**Task to carry out:** Repeat the material exactly from its first line to the line that includes "var sikTicks = [0,2,4,6,8,10,12,14,16];". Skip pictures.
==========
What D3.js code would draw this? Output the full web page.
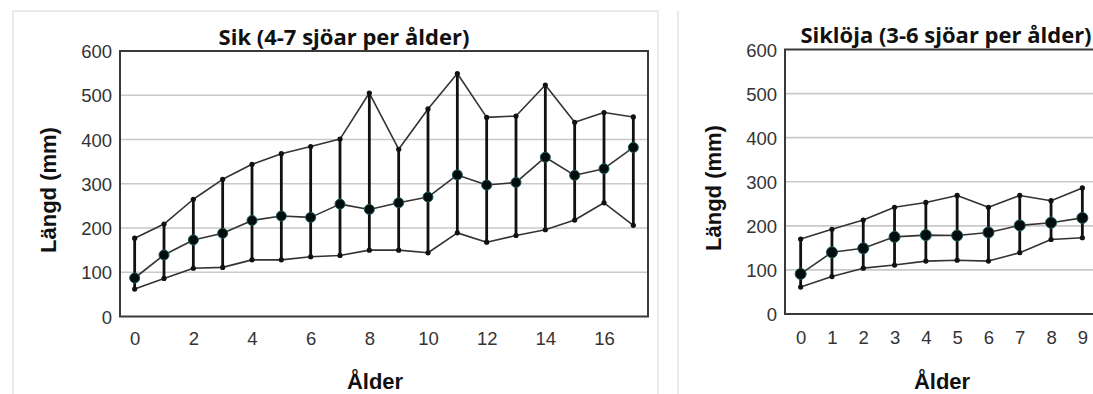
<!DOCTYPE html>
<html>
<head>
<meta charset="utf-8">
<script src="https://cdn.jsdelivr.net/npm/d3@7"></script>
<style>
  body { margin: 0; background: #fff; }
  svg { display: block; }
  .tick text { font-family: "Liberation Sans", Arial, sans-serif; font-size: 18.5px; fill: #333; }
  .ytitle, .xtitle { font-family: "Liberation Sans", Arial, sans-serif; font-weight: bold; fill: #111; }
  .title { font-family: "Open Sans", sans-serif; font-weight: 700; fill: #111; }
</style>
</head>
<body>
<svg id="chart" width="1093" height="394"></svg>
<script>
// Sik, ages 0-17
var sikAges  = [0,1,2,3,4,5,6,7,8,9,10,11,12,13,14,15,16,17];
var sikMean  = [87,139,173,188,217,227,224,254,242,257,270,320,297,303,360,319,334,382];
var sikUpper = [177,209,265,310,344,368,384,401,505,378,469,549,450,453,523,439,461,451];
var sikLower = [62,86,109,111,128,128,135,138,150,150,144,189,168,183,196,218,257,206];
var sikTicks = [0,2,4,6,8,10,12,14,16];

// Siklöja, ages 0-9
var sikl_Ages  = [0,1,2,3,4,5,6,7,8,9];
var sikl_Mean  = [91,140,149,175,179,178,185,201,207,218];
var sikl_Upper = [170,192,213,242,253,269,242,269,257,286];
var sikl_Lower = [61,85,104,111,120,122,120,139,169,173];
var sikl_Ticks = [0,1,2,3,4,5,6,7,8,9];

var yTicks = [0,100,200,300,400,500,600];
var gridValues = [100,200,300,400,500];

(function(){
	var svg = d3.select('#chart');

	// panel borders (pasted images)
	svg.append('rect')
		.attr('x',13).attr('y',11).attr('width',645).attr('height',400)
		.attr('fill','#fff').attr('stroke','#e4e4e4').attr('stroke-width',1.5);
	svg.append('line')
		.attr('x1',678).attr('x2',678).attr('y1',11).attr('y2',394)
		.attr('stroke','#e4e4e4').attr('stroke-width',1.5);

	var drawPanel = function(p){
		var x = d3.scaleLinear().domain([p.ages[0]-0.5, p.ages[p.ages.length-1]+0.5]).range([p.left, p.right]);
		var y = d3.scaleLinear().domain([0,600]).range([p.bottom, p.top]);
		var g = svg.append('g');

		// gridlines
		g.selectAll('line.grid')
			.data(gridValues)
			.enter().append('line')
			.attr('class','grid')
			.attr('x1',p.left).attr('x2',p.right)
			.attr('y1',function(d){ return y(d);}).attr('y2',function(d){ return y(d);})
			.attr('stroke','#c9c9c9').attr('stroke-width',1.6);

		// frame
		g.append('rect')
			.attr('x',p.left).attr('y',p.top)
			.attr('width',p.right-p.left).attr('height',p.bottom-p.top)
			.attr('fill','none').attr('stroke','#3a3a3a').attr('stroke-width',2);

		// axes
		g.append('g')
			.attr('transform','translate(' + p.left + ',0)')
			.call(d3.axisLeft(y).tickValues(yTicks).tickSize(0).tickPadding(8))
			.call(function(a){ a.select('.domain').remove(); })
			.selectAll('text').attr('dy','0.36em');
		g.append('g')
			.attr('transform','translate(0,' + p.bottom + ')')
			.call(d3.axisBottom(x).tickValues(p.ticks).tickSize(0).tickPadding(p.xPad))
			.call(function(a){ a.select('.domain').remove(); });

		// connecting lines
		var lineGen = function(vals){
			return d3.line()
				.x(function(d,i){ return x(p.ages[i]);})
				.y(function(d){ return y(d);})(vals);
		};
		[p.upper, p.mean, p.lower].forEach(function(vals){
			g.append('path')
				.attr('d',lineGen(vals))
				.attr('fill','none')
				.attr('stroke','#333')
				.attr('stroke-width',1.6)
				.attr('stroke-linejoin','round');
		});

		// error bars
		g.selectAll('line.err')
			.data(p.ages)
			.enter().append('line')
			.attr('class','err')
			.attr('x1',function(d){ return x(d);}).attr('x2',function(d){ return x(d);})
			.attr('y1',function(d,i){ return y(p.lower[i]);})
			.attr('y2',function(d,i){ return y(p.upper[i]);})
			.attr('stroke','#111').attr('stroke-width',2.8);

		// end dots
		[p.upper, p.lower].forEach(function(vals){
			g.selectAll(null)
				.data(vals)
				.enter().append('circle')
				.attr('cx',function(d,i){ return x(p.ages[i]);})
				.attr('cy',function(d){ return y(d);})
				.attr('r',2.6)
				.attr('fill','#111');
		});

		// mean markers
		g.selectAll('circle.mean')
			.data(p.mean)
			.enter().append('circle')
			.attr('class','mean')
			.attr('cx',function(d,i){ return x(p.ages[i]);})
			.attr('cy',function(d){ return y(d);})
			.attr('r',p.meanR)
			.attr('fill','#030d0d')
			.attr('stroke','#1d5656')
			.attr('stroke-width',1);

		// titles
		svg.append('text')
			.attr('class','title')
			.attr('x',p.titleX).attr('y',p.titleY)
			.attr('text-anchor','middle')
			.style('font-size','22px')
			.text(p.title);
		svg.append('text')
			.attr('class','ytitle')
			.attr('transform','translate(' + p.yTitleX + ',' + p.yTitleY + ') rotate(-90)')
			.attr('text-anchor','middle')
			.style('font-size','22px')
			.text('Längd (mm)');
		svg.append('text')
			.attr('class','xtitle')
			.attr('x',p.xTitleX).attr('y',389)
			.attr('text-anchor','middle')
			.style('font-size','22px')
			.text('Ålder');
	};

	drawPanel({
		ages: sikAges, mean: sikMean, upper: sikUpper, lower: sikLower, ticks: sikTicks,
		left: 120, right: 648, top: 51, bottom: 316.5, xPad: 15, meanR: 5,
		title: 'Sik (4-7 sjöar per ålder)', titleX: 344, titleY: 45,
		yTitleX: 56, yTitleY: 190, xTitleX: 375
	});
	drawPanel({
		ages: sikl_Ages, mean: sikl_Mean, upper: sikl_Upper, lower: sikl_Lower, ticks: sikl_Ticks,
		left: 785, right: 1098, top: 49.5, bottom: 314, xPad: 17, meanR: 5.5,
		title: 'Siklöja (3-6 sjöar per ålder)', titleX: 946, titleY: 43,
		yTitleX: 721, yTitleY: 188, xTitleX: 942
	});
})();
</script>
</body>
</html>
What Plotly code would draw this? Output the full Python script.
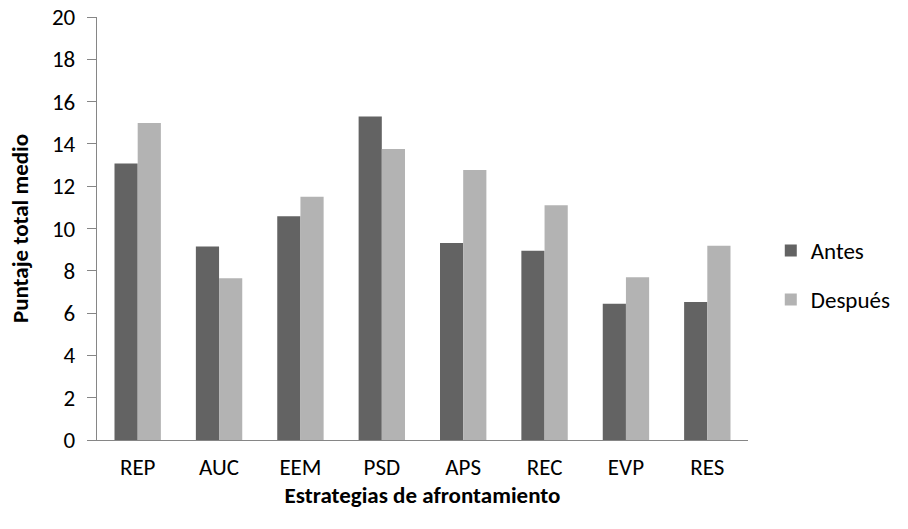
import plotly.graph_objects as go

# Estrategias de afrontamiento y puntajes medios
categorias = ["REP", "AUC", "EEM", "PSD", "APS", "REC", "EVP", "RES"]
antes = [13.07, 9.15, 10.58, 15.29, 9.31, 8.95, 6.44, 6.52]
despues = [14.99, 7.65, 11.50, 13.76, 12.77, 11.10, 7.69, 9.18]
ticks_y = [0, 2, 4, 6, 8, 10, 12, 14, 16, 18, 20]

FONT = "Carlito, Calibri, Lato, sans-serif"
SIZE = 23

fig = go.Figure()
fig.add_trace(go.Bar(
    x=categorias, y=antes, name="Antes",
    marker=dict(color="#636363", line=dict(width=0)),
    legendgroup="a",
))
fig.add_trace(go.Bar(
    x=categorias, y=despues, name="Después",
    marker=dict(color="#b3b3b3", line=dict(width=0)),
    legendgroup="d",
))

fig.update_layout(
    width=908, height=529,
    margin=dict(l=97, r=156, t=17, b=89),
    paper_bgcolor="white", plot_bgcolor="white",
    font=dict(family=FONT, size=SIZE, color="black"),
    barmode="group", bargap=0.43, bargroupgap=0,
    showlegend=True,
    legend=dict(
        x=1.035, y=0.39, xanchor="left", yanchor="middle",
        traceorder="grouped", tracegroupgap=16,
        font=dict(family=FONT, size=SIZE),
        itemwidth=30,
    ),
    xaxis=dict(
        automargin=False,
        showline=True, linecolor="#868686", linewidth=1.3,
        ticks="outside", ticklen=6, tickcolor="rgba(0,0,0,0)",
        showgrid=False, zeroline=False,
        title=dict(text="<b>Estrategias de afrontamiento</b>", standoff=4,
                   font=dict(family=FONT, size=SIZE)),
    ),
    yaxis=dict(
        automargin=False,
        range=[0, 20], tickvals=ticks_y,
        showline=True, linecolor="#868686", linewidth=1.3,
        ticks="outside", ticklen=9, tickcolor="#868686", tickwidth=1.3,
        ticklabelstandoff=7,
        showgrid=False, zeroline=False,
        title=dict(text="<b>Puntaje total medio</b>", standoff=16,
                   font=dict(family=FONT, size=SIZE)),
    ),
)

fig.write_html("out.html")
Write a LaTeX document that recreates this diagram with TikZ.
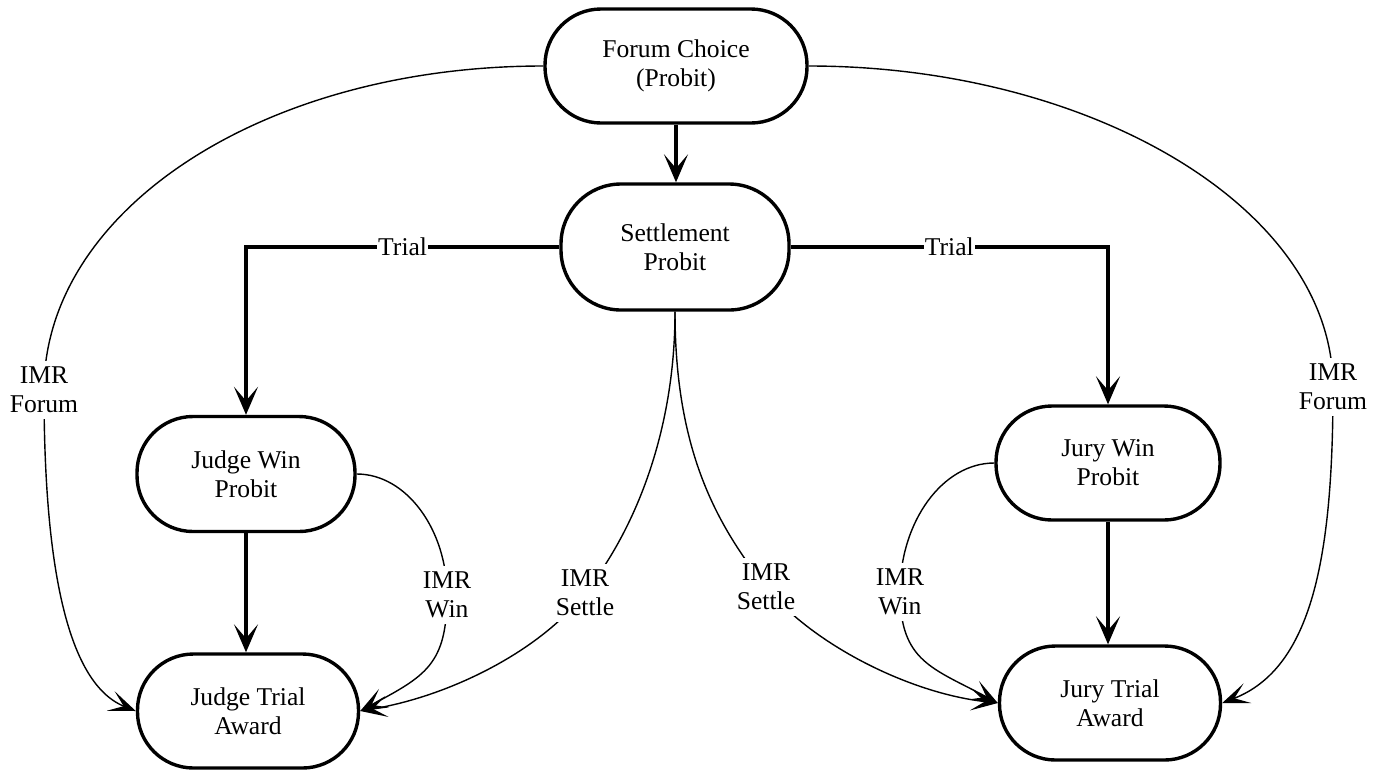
==========
**Full solution:**
What D3.js code would draw this? Output the full web page.
<!DOCTYPE html>
<html>
<head>
<meta charset="utf-8">
<script src="https://cdn.jsdelivr.net/npm/d3@7"></script>
<style>
  body { margin: 0; background: #fff; }
  svg { display: block; }
  .tick text { font-family: "Liberation Sans", Arial, sans-serif; font-size: 18.5px; fill: #333; }
  .ytitle, .xtitle { font-family: "Liberation Sans", Arial, sans-serif; font-weight: bold; fill: #111; }
  .title { font-family: "Open Sans", sans-serif; font-weight: 700; fill: #111; }
</style>
</head>
<body>
<svg id="chart" width="1093" height="394"></svg>
<script>
// Sik, ages 0-17
var sikAges  = [0,1,2,3,4,5,6,7,8,9,10,11,12,13,14,15,16,17];
var sikMean  = [87,139,173,188,217,227,224,254,242,257,270,320,297,303,360,319,334,382];
var sikUpper = [177,209,265,310,344,368,384,401,505,378,469,549,450,453,523,439,461,451];
var sikLower = [62,86,109,111,128,128,135,138,150,150,144,189,168,183,196,218,257,206];
var sikTicks = [0,2,4,6,8,10,12,14,16];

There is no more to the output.